» **Data provided**
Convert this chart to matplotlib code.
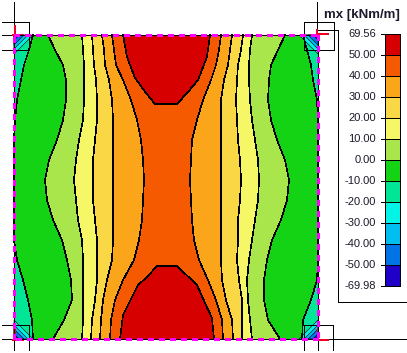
import matplotlib
matplotlib.use('Agg')
import matplotlib.pyplot as plt
import numpy as np

plt.rcParams['font.family'] = ['Liberation Sans', 'DejaVu Sans']

# координаты в пикселях исходной картинки
y_levels = [35, 50, 65, 80, 100, 120, 140, 160, 180, 200, 220, 240, 260, 280, 300, 320, 339]

edge_left = [14] * 17
c1_left = [33, 29, 24, 21, 17, 15, 14, 14, 14, 14, 14, 14, 17, 23, 28, 32, 33]
c2_left = [48, 55, 63, 66, 66, 63, 57, 49, 45, 47, 53, 62, 67, 71, 72, 64, 53]
c3_left = [82, 83, 84, 84, 84, 83, 79, 76, 74, 76, 78, 82, 83, 83, 83, 83, 82]
c4_left = [92, 93, 94, 96, 97, 97, 95, 93, 93, 93, 95, 97, 97, 97, 95, 92, 91]
c5_left = [102, 104, 105, 109, 112, 113, 113, 113, 113, 113, 113, 113, 112, 107, 103, 101, 100]
c6_left = [112, 114, 116, 123, 131, 137, 141, 143, 144, 143, 142, 139, 134, 123, 115, 111, 110]
c6_right = [221, 219, 216, 211, 203, 197, 192, 191, 190, 191, 192, 194, 199, 208, 216, 222, 223]
c5_right = [232, 230, 228, 224, 221, 221, 221, 221, 221, 221, 221, 221, 221, 222, 226, 232, 233]
c4_right = [243, 241, 238, 237, 236, 237, 238, 240, 241, 240, 238, 238, 237, 239, 242, 242, 242]
c3_right = [252, 250, 249, 249, 250, 252, 255, 258, 259, 258, 255, 252, 249, 247, 248, 250, 252]
c2_right = [285, 278, 271, 269, 268, 271, 277, 285, 289, 287, 281, 272, 267, 264, 264, 268, 280]
c1_right = [303, 307, 311, 313, 317, 318, 318, 318, 318, 318, 318, 318, 318, 317, 311, 303, 302]
edge_right = [318] * 17

red_top_x = [123, 127, 135, 146, 155, 177, 188, 198, 207, 210]
red_top_y = [35, 57, 78, 93, 104, 104, 92, 80, 57, 35]
red_bottom_x = [120, 123, 132, 138, 147, 157, 177, 197, 205, 212, 214]
red_bottom_y = [339, 315, 297, 285, 277, 266, 266, 285, 303, 318, 339]

legend_labels = ['69.56', '50.00', '40.00', '30.00', '20.00', '10.00', '0.00', '-10.00',
                 '-20.00', '-30.00', '-40.00', '-50.00', '-69.98']
legend_colors = ['#D70000', '#F55A00', '#FAA51A', '#FAD745', '#F5F766', '#A8E64B', '#14D214',
                 '#00E696', '#00F5E6', '#00BEF0', '#0073E6', '#1E00C8']

corner_sizes = [19, 14, 10, 5]
corner_colors = ['#00F5E6', '#00BEF0', '#0073E6', '#1E00C8']

fig = plt.figure(figsize=(4.07, 3.53), dpi=100)
ax = fig.add_axes([0, 0, 1, 1])
ax.set_xlim(0, 407)
ax.set_ylim(353, 0)
ax.axis('off')

thin = 0.45  # толщина, которая без сглаживания даёт один пиксель

# полосы плиты
contours = [edge_left, c1_left, c2_left, c3_left, c4_left, c5_left, c6_left,
            c6_right, c5_right, c4_right, c3_right, c2_right, c1_right, edge_right]
band_colors = ['#00E696', '#14D214', '#A8E64B', '#F5F766', '#FAD745', '#FAA51A', '#F55A00',
               '#FAA51A', '#FAD745', '#F5F766', '#A8E64B', '#14D214', '#00E696']
for i, col in enumerate(band_colors):
    ax.fill_betweenx(y_levels, contours[i], contours[i + 1], color=col, lw=0)
for c in contours[1:-1]:
    ax.plot(c, y_levels, color='black', lw=thin, antialiased=False)

ax.fill(red_top_x, red_top_y, color='#D70000', lw=0)
ax.fill(red_bottom_x, red_bottom_y, color='#D70000', lw=0)
ax.plot(red_top_x, red_top_y, color='black', lw=thin, antialiased=False)
ax.plot(red_bottom_x, red_bottom_y, color='black', lw=thin, antialiased=False)

# углы плиты
for cx, cy, sx, sy in [(14, 35, 1, 1), (318, 35, -1, 1), (14, 339, 1, -1), (318, 339, -1, -1)]:
    for size, col in zip(corner_sizes, corner_colors):
        ax.fill([cx, cx + sx * size, cx], [cy, cy, cy + sy * size],
                facecolor=col, edgecolor='black', lw=0.4)

# опоры
for x0, x1, y0, y1 in [(2, 29, 21.5, 21.5), (2, 29, 49.5, 49.5), (29, 29, 21.5, 49.5), (2, 14, 35, 35),
                       (14, 14, 2, 35), (304, 334, 21.5, 21.5), (304, 334, 49.5, 49.5),
                       (304, 304, 21.5, 49.5), (334, 334, 21.5, 49.5), (317, 317, 2, 35),
                       (2, 29, 325, 325), (2, 14, 339, 339), (29, 29, 325, 350), (14, 14, 339, 350),
                       (304, 333, 325, 325), (304, 304, 325, 350), (333, 333, 325, 350),
                       (318, 318, 339, 350), (318, 407, 339, 339), (318, 338, 30, 30),
                       (338, 338, 30, 302), (338, 407, 302, 302)]:
    ax.plot([x0, x1], [y0, y1], color='black', lw=thin, antialiased=False, solid_capstyle='butt')

# красные маркеры в углах
for xs, ys in [([14.5, 14.5], [25, 35]), ([12, 23], [35, 35]), ([317, 317], [29, 36]), ([318, 329], [34, 34]),
               ([14.5, 14.5], [326, 339]), ([12, 24], [340, 340]), ([318, 318], [328, 340]), ([316, 329], [340, 340])]:
    ax.plot(xs, ys, color='#F00020', lw=1.2, antialiased=False, solid_capstyle='butt')

# контур плиты: чёрный и пунктир
plate_x = [14, 318, 318, 14, 14]
plate_y = [35, 35, 339, 339, 35]
ax.plot(plate_x, plate_y, color='black', lw=thin, antialiased=False)
for j in range(4):
    ax.plot(plate_x[j:j + 2], plate_y[j:j + 2], color='#FF00FF', lw=2.0, antialiased=False,
            linestyle=(0, (1.8, 1.8)), dash_capstyle='butt')

# легенда
edges = np.linspace(34, 286, len(legend_labels))
for i, col in enumerate(legend_colors):
    ax.fill_between([384.5, 400], edges[i], edges[i + 1], color=col, lw=0)
ax.plot([384.5, 400, 400, 384.5, 384.5], [34, 34, 286, 286, 34], color='black', lw=thin, antialiased=False)
for e, lab in zip(edges, legend_labels):
    ax.plot([381, 400], [e, e], color='black', lw=thin, antialiased=False)
    ax.text(376, e, lab, ha='right', va='center', fontsize=8, color='#1a1a2a')

ax.text(362, 15, 'mx [kNm/m]', ha='center', va='center', fontsize=9.5, fontweight='bold', color='#1a1a2a')

fig.savefig('out.png', dpi=100)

» **Stated goal**
Begin at the first line of the material and copy each line exactly through the one containing "thin = 0.45". Omit pictures.

» **Result**
Convert this chart to matplotlib code.
import matplotlib
matplotlib.use('Agg')
import matplotlib.pyplot as plt
import numpy as np

plt.rcParams['font.family'] = ['Liberation Sans', 'DejaVu Sans']

# координаты в пикселях исходной картинки
y_levels = [35, 50, 65, 80, 100, 120, 140, 160, 180, 200, 220, 240, 260, 280, 300, 320, 339]

edge_left = [14] * 17
c1_left = [33, 29, 24, 21, 17, 15, 14, 14, 14, 14, 14, 14, 17, 23, 28, 32, 33]
c2_left = [48, 55, 63, 66, 66, 63, 57, 49, 45, 47, 53, 62, 67, 71, 72, 64, 53]
c3_left = [82, 83, 84, 84, 84, 83, 79, 76, 74, 76, 78, 82, 83, 83, 83, 83, 82]
c4_left = [92, 93, 94, 96, 97, 97, 95, 93, 93, 93, 95, 97, 97, 97, 95, 92, 91]
c5_left = [102, 104, 105, 109, 112, 113, 113, 113, 113, 113, 113, 113, 112, 107, 103, 101, 100]
c6_left = [112, 114, 116, 123, 131, 137, 141, 143, 144, 143, 142, 139, 134, 123, 115, 111, 110]
c6_right = [221, 219, 216, 211, 203, 197, 192, 191, 190, 191, 192, 194, 199, 208, 216, 222, 223]
c5_right = [232, 230, 228, 224, 221, 221, 221, 221, 221, 221, 221, 221, 221, 222, 226, 232, 233]
c4_right = [243, 241, 238, 237, 236, 237, 238, 240, 241, 240, 238, 238, 237, 239, 242, 242, 242]
c3_right = [252, 250, 249, 249, 250, 252, 255, 258, 259, 258, 255, 252, 249, 247, 248, 250, 252]
c2_right = [285, 278, 271, 269, 268, 271, 277, 285, 289, 287, 281, 272, 267, 264, 264, 268, 280]
c1_right = [303, 307, 311, 313, 317, 318, 318, 318, 318, 318, 318, 318, 318, 317, 311, 303, 302]
edge_right = [318] * 17

red_top_x = [123, 127, 135, 146, 155, 177, 188, 198, 207, 210]
red_top_y = [35, 57, 78, 93, 104, 104, 92, 80, 57, 35]
red_bottom_x = [120, 123, 132, 138, 147, 157, 177, 197, 205, 212, 214]
red_bottom_y = [339, 315, 297, 285, 277, 266, 266, 285, 303, 318, 339]

legend_labels = ['69.56', '50.00', '40.00', '30.00', '20.00', '10.00', '0.00', '-10.00',
                 '-20.00', '-30.00', '-40.00', '-50.00', '-69.98']
legend_colors = ['#D70000', '#F55A00', '#FAA51A', '#FAD745', '#F5F766', '#A8E64B', '#14D214',
                 '#00E696', '#00F5E6', '#00BEF0', '#0073E6', '#1E00C8']

corner_sizes = [19, 14, 10, 5]
corner_colors = ['#00F5E6', '#00BEF0', '#0073E6', '#1E00C8']

fig = plt.figure(figsize=(4.07, 3.53), dpi=100)
ax = fig.add_axes([0, 0, 1, 1])
ax.set_xlim(0, 407)
ax.set_ylim(353, 0)
ax.axis('off')

thin = 0.45  # толщина, которая без сглаживания даёт один пиксель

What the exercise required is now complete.